• _TASK GOAL_:
Your task is to repeat the entries underneath exactly, minus the pictures.

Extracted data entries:

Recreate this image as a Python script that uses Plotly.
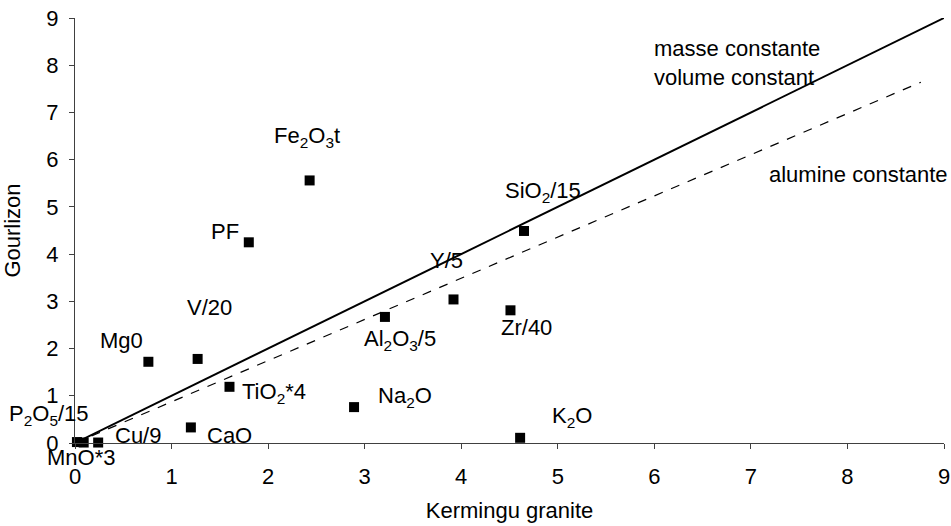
import plotly.graph_objects as go

# --- DATA ---
names = ["P<sub>2</sub>O<sub>5</sub>/15", "MnO*3", "Cu/9", "CaO", "TiO<sub>2</sub>*4",
         "Mg0", "V/20", "PF", "Fe<sub>2</sub>O<sub>3</sub>t", "Na<sub>2</sub>O",
         "Al<sub>2</sub>O<sub>3</sub>/5", "Y/5", "Zr/40", "K<sub>2</sub>O", "SiO<sub>2</sub>/15"]
granite = [0.02, 0.09, 0.24, 1.20, 1.60, 0.76, 1.27, 1.80, 2.43, 2.89, 3.21, 3.92, 4.51, 4.61, 4.65]
gourlizon = [0.02, 0.01, 0.01, 0.33, 1.19, 1.72, 1.78, 4.25, 5.56, 0.76, 2.67, 3.04, 2.81, 0.11, 4.49]

# label anchors (left edge / middle), in axis units, plus pixel nudges for the
# labels that sit outside the plotting area
label_x = [0.0, 0.0, 0.39, 1.35, 1.71, 0.24, 1.14, 1.39, 2.04, 3.12, 2.97, 3.66, 4.39, 4.92, 4.43]
label_y = [0.59, 0.0, 0.16, 0.16, 1.05, 2.18, 2.86, 4.48, 6.49, 0.98, 2.18, 3.87, 2.45, 0.55, 5.32]
label_dx = [-68, -30, 0, 0, 0, 0, 0, 0, 0, 0, 0, 0, 0, 0, 0]
label_dy = [0, -14, 0, 0, 0, 0, 0, 0, 0, 0, 0, 0, 0, 0, 0]

iso_mass_x = [0, 9]
iso_mass_y = [0, 9]
iso_al_x = [0, 8.76]
iso_al_y = [0, 7.64]

ticks = list(range(0, 10))

FONT = "Liberation Sans, Arial, sans-serif"
FS = 22

fig = go.Figure()
fig.add_trace(go.Scatter(x=iso_mass_x, y=iso_mass_y, mode="lines",
                         line=dict(color="black", width=2), showlegend=False, cliponaxis=False))
fig.add_trace(go.Scatter(x=iso_al_x, y=iso_al_y, mode="lines",
                         line=dict(color="black", width=1.2, dash="dash"), showlegend=False,
                         cliponaxis=False))
fig.add_trace(go.Scatter(x=granite, y=gourlizon, mode="markers",
                         marker=dict(symbol="square", size=10, color="black"),
                         showlegend=False, cliponaxis=False))

for name, lx, ly, dx, dy in zip(names, label_x, label_y, label_dx, label_dy):
    fig.add_annotation(x=lx, y=ly, text=name, showarrow=False, xanchor="left",
                       yanchor="middle", xshift=dx, yshift=dy,
                       font=dict(size=FS, color="black", family=FONT))

fig.add_annotation(x=5.98, y=8.04, text="masse constante<br>volume constant", showarrow=False,
                   xanchor="left", yanchor="middle", align="left",
                   font=dict(size=FS, color="black", family=FONT))
fig.add_annotation(x=7.17, y=5.68, text="alumine constante", showarrow=False,
                   xanchor="left", yanchor="middle",
                   font=dict(size=FS, color="black", family=FONT))

fig.update_layout(
    width=951, height=526,
    margin=dict(l=75, r=7, t=18, b=83),
    plot_bgcolor="white", paper_bgcolor="white",
    font=dict(family=FONT, size=FS, color="black"),
)
fig.update_xaxes(range=[0, 9], tickvals=ticks, showgrid=False, zeroline=False,
                 showline=True, linecolor="#404040", linewidth=1, automargin=False,
                 ticks="outside", ticklen=5, tickcolor="#404040", ticklabelstandoff=9,
                 tickfont=dict(size=FS),
                 title=dict(text="Kermingu granite", font=dict(size=FS), standoff=14))
fig.update_yaxes(range=[0, 9], tickvals=ticks, showgrid=False, zeroline=False,
                 showline=True, linecolor="#404040", linewidth=1, automargin=False,
                 ticks="outside", ticklen=5, tickcolor="#404040", ticklabelstandoff=6,
                 tickfont=dict(size=FS),
                 title=dict(text="Gourlizon", font=dict(size=FS), standoff=20))

fig.write_html("out.html", config={"displayModeBar": False},
               post_script="document.body.style.margin='0';")
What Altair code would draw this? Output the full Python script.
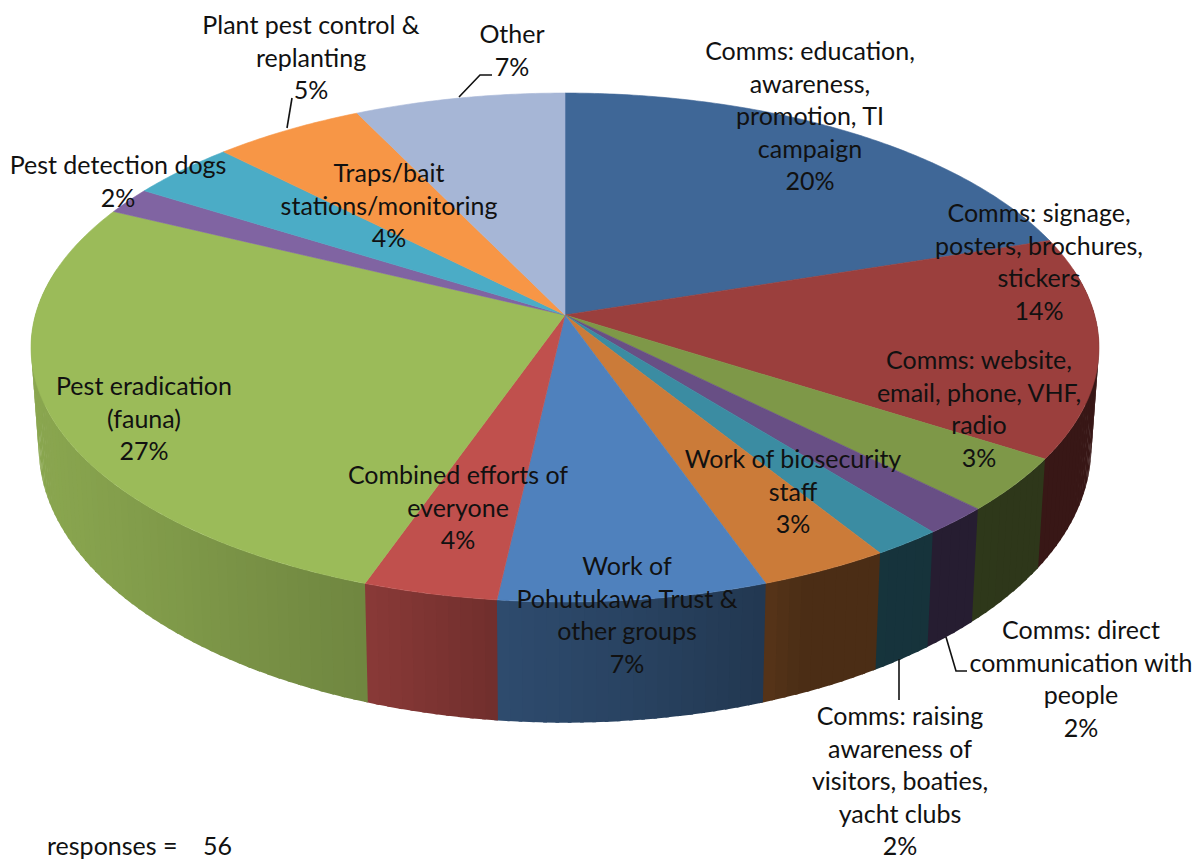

• _COMPLETE RESPONSE_:
Recreate this image as a Python script that uses Plotly.
import plotly.graph_objects as go

# --- DATA ---
names = ["P<sub>2</sub>O<sub>5</sub>/15", "MnO*3", "Cu/9", "CaO", "TiO<sub>2</sub>*4",
         "Mg0", "V/20", "PF", "Fe<sub>2</sub>O<sub>3</sub>t", "Na<sub>2</sub>O",
         "Al<sub>2</sub>O<sub>3</sub>/5", "Y/5", "Zr/40", "K<sub>2</sub>O", "SiO<sub>2</sub>/15"]
granite = [0.02, 0.09, 0.24, 1.20, 1.60, 0.76, 1.27, 1.80, 2.43, 2.89, 3.21, 3.92, 4.51, 4.61, 4.65]
gourlizon = [0.02, 0.01, 0.01, 0.33, 1.19, 1.72, 1.78, 4.25, 5.56, 0.76, 2.67, 3.04, 2.81, 0.11, 4.49]

# label anchors (left edge / middle), in axis units, plus pixel nudges for the
# labels that sit outside the plotting area
label_x = [0.0, 0.0, 0.39, 1.35, 1.71, 0.24, 1.14, 1.39, 2.04, 3.12, 2.97, 3.66, 4.39, 4.92, 4.43]
label_y = [0.59, 0.0, 0.16, 0.16, 1.05, 2.18, 2.86, 4.48, 6.49, 0.98, 2.18, 3.87, 2.45, 0.55, 5.32]
label_dx = [-68, -30, 0, 0, 0, 0, 0, 0, 0, 0, 0, 0, 0, 0, 0]
label_dy = [0, -14, 0, 0, 0, 0, 0, 0, 0, 0, 0, 0, 0, 0, 0]

iso_mass_x = [0, 9]
iso_mass_y = [0, 9]
iso_al_x = [0, 8.76]
iso_al_y = [0, 7.64]

ticks = list(range(0, 10))

FONT = "Liberation Sans, Arial, sans-serif"
FS = 22

fig = go.Figure()
fig.add_trace(go.Scatter(x=iso_mass_x, y=iso_mass_y, mode="lines",
                         line=dict(color="black", width=2), showlegend=False, cliponaxis=False))
fig.add_trace(go.Scatter(x=iso_al_x, y=iso_al_y, mode="lines",
                         line=dict(color="black", width=1.2, dash="dash"), showlegend=False,
                         cliponaxis=False))
fig.add_trace(go.Scatter(x=granite, y=gourlizon, mode="markers",
                         marker=dict(symbol="square", size=10, color="black"),
                         showlegend=False, cliponaxis=False))

for name, lx, ly, dx, dy in zip(names, label_x, label_y, label_dx, label_dy):
    fig.add_annotation(x=lx, y=ly, text=name, showarrow=False, xanchor="left",
                       yanchor="middle", xshift=dx, yshift=dy,
                       font=dict(size=FS, color="black", family=FONT))

fig.add_annotation(x=5.98, y=8.04, text="masse constante<br>volume constant", showarrow=False,
                   xanchor="left", yanchor="middle", align="left",
                   font=dict(size=FS, color="black", family=FONT))
fig.add_annotation(x=7.17, y=5.68, text="alumine constante", showarrow=False,
                   xanchor="left", yanchor="middle",
                   font=dict(size=FS, color="black", family=FONT))

fig.update_layout(
    width=951, height=526,
    margin=dict(l=75, r=7, t=18, b=83),
    plot_bgcolor="white", paper_bgcolor="white",
    font=dict(family=FONT, size=FS, color="black"),
)
fig.update_xaxes(range=[0, 9], tickvals=ticks, showgrid=False, zeroline=False,
                 showline=True, linecolor="#404040", linewidth=1, automargin=False,
                 ticks="outside", ticklen=5, tickcolor="#404040", ticklabelstandoff=9,
                 tickfont=dict(size=FS),
                 title=dict(text="Kermingu granite", font=dict(size=FS), standoff=14))
fig.update_yaxes(range=[0, 9], tickvals=ticks, showgrid=False, zeroline=False,
                 showline=True, linecolor="#404040", linewidth=1, automargin=False,
                 ticks="outside", ticklen=5, tickcolor="#404040", ticklabelstandoff=6,
                 tickfont=dict(size=FS),
                 title=dict(text="Gourlizon", font=dict(size=FS), standoff=20))

fig.write_html("out.html", config={"displayModeBar": False},
               post_script="document.body.style.margin='0';")
What Altair code would draw this? Output the full Python script.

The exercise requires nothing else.